The Dokan project was originally created and maintained by Hiroki Asakawa from 2007 to 2011, up to version 0.6.0. It was hosted on Google Code. Asakawa was supported by a 2006 grant from the Japanese Innovation Platform Agency, Japan on a related subject.

===Forks===
====DokanX====
From around 2013, it was maintained by the community on a fork called DokanX.
====Dokany====
As the development of DokanX slowed in 2014, the French company ISLOG took over with its own fork called Dokany, actively maintained by Adrien Jund (aka "Liryna Stark") and formerly used to be co-maintained by Maxime Chamley. The drivers are now code signed by this company.

== End-user uses ==
Dokan may be installed by end-user installed applications such as Disk Drill.
===How to access iPhone===
iPhone users may be able to access their iPhone via Dokan on Windows in a similar way that FUSE can for Unix-like operating systems.

== Developer uses ==
Dokan is particularly useful for writing to a Virtual File System without requiring Windows Kernel knowledge. It gives one the ability to mount a virtual hard drive that contains whatever the developer wants to show, making it an alternative to the professionally developed CBFS Connect library. It can be absolutely virtual using memory like a ramdisk or show remote data like FTP, SSH, Samba, and databases as local storage that can be listed, read, written, and deleted.

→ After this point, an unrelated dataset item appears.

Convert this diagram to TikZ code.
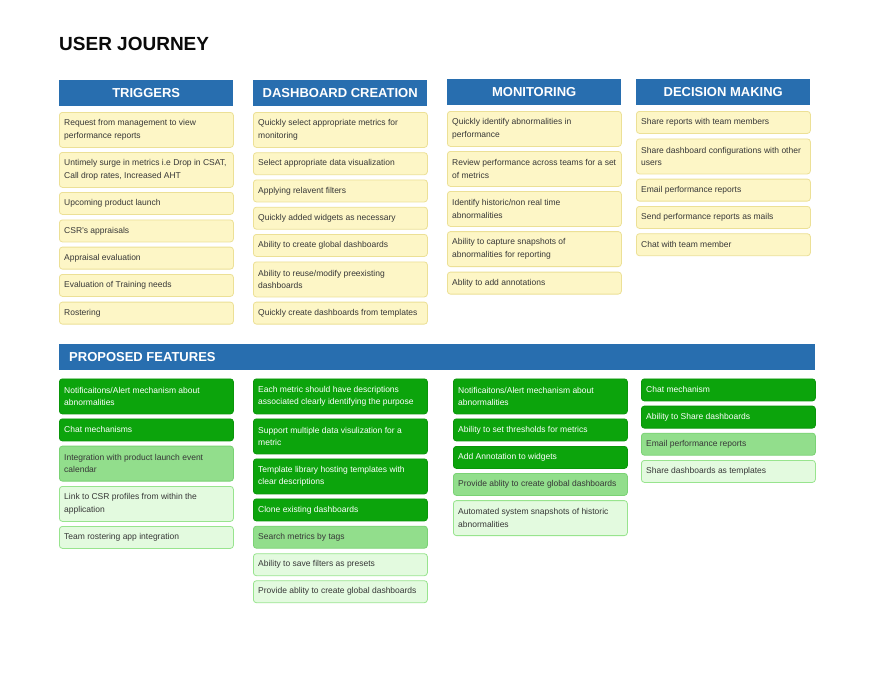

Dokan is written in C. It provides bindings in .NET, Java, Ruby, Delphi, and Rust.

=== Example uses ===
- DokanCloudFS: Access to different cloud storage services as virtual driver (OneDrive, Google Drive, MEGA, ...).
- Dokan SSHFS: SSH File System
- MLVFS: Magic Lantern Video File System
- Win-SSHFS: SSH with SSH.NET File System
- encfs4win : Encryption File System
- Opendedup CDFS: Deduplication Based File System
- Dokan NFC: RFID / NFC File System
- vramfs on Windows: VRAMFS on Windows - Create a file system in VRAM
- kbfs: Keybase Filesystem (KBFS), a distributed filesystem with end-to-end encryption and a global namespace.